Chicago wheat, soybeans rise

CBOT May 2021 corn with Bollinger (20,2) bands. (Barchart)

Chicago | Reuters — U.S. corn futures rose 1.9 per cent to a one-week high on Monday, recovering from overnight weakness after a U.S. government report showed that export demand for the grain remained high.

Soybean and wheat futures also were firm after trading in negative territory during the overnight session.

A weekly U.S. Agriculture Department report showed corn export inspections of 2.204 million tonnes, up from 1.673 million tonnes in the prior week.
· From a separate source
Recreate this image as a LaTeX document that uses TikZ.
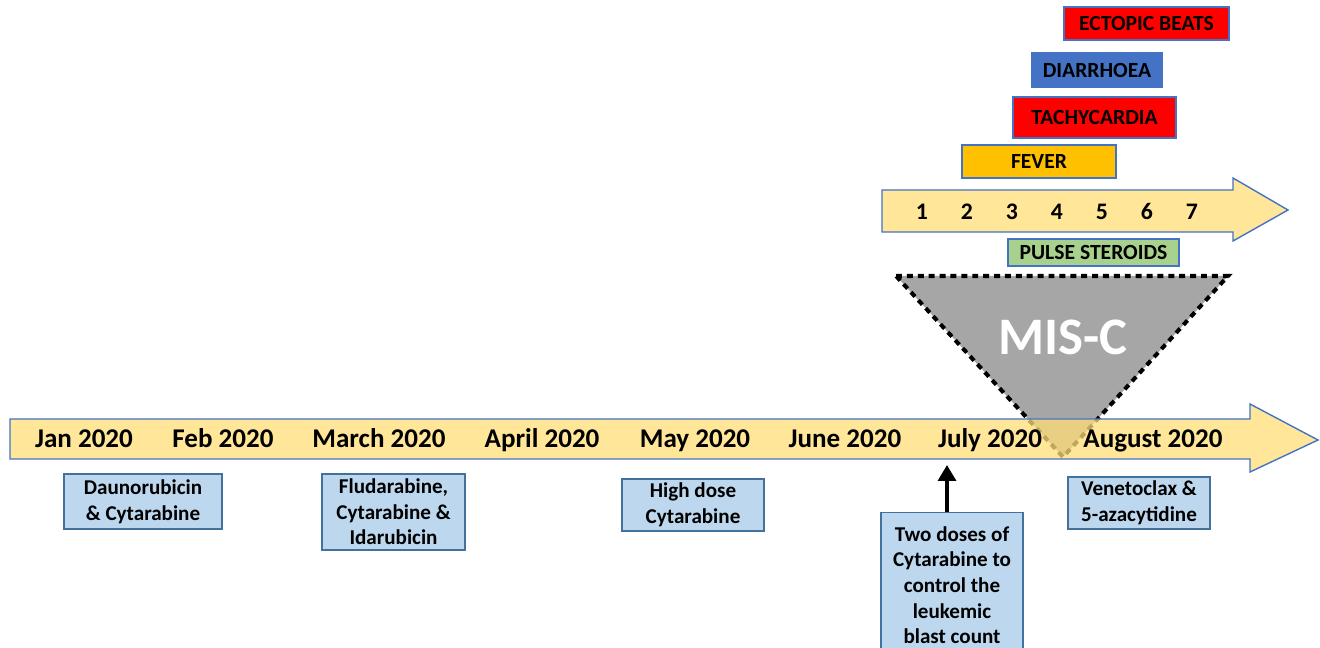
\documentclass[tikz,border=0pt]{standalone}
\usepackage{fontspec}
\setmainfont{Carlito}
\usetikzlibrary{arrows.meta}
\definecolor{bandfill}{HTML}{FFE699}
\definecolor{bandtint}{RGB}{255,222,119}
\definecolor{bandline}{HTML}{4472C4}
\definecolor{drugfill}{HTML}{BDD7EE}
\definecolor{drugline}{HTML}{41719C}
\definecolor{redbar}{HTML}{FF0000}
\definecolor{bluebar}{HTML}{4472C4}
\definecolor{feverbar}{HTML}{FFC000}
\definecolor{steroidbar}{HTML}{A9D18E}
\definecolor{misgray}{HTML}{A6A6A6}
\begin{document}
\begin{tikzpicture}[x=0.02cm,y=-0.02cm,
  month/.style={anchor=base,font=\fontsize{15.4}{18}\selectfont\bfseries},
  day/.style={anchor=base,font=\fontsize{13.5}{16}\selectfont\bfseries},
  drug/.style={draw=drugline,fill=drugfill,line width=0.8pt,align=center,inner sep=0pt,
    font=\fontsize{12}{14.6}\selectfont\bfseries},
  symptom/.style={draw=bandline,line width=0.8pt,inner sep=0pt,
    font=\fontsize{12.3}{14}\selectfont\bfseries}]
\useasboundingbox (0,0) rectangle (1320,648);
\clip (0,0) rectangle (1320,648);
% symptoms over the seven days
\node[symptom,fill=redbar,minimum width=3.3cm,minimum height=0.66cm] (ectopic) at (1146.5,23.5) {ECTOPIC BEATS};
\node[symptom,fill=bluebar,minimum width=2.6cm,minimum height=0.68cm] (diarrhoea) at (1097,70) {DIARRHOEA};
\node[symptom,fill=redbar,minimum width=3.26cm,minimum height=0.82cm] (tachy) at (1094.5,117.5) {TACHYCARDIA};
\node[symptom,fill=feverbar,minimum width=3.08cm,minimum height=0.66cm] (fever) at (1039,161.5) {FEVER};
% days
\draw[draw=bandline,fill=bandfill,line width=0.8pt] (882,190) -- (1233,190) -- (1233,178) -- (1288,210)
  -- (1233,241) -- (1233,232) -- (882,232) -- cycle;
\foreach \d in {1,...,7}
  \node[day] (day\d) at ({922+45*(\d-1)},220) {\d};
\node[symptom,fill=steroidbar,minimum width=3.42cm,minimum height=0.54cm] (steroids) at (1093.5,252.5) {PULSE STEROIDS};
% MIS-C
\draw[fill=misgray,line width=2.3pt,dash pattern=on 3.4pt off 2.8pt] (896,276) -- (1228,276) -- (1063,457) -- cycle;
\node[text=white,font=\fontsize{30}{36}\selectfont\bfseries] (misc) at (1063,337) {MIS-C};
% months
\draw[draw=bandline,line width=0.8pt,fill=bandtint,fill opacity=0.75] (10,419) -- (1250,419) -- (1250,404)
  -- (1318,440) -- (1250,472) -- (1250,459) -- (10,459) -- cycle;
\node[month] (jan) at (84,448) {Jan 2020};
\node[month] (feb) at (223,448) {Feb 2020};
\node[month] (mar) at (379,448) {March 2020};
\node[month] (apr) at (542,448) {April 2020};
\node[month] (may) at (695,448) {May 2020};
\node[month] (jun) at (845,448) {June 2020};
\node[month] (jul) at (990,448) {July 2020};
\node[month] (aug) at (1153,448) {August 2020};
% treatments
\node[drug,minimum width=3.16cm,minimum height=1.1cm] (dauno) at (143,501.5) {Daunorubicin\\\& Cytarabine};
\node[drug,minimum width=2.86cm,minimum height=1.52cm] (fluda) at (393.5,512) {Fludarabine,\\Cytarabine \&\\Idarubicin};
\node[drug,minimum width=2.84cm,minimum height=1.04cm] (hidac) at (693,505) {High dose\\Cytarabine};
\node[drug,minimum width=2.84cm,minimum height=1.04cm] (veneto) at (1139,503) {Venetoclax \&\\5-azacytidine};
\node[drug,anchor=north,minimum width=2.84cm,minimum height=2.9cm] (twodoses) at (952,512)
  {Two doses of\\Cytarabine to\\control the\\leukemic\\blast count};
\coordinate (julytick) at (947,465);
\draw[line width=2.3pt,-{Triangle[length=9pt,width=10pt]}] (twodoses.north -| julytick) -- (julytick);
\end{tikzpicture}
\end{document}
That topped analysts’ expectations, which ranged from 1.2 million to 1.9 million tonnes.

“That probably is one of the catalysts that jump-started this thing,” said Mark Schultz, chief market analyst at Northstar Commodity.

Slow farmer sales of corn in recent weeks added to the strength, showing that the market needed to rally above recent highs to pry supplies from growers in order to meet demand on the export market, Schultz added.

Chicago Board of Trade corn for May delivery settled up 10-1/2 cents at $5.49-1/2 a bushel (all figures US$).

CBOT wheat was up 6-1/2 cents at $6.45 a bushel.

Traders noted bargain buying in wheat after the most-active contract hit its lowest level on a continuous basis since Feb. 12 overnight.

But gains were limited as some much-needed rain fell in the U.S. Plains during the weekend.

“We got plenty of moisture over the southern Plains over the weekend, and especially over Kansas,” Charlie Sernatinger, global head of grain futures at ED+F Man Capital, said in a note to clients.

USDA will provide an update of the condition of the wheat crop in key Plains states on Monday afternoon.

CBOT May soybeans were up 6-1/4 cents at $14.19-1/2 a bushel.

The U.S. soybean crush was well below trade expectations in February, sinking to the lowest in 17 months, according to data released by the National Oilseed Processors Association (NOPA) on Monday.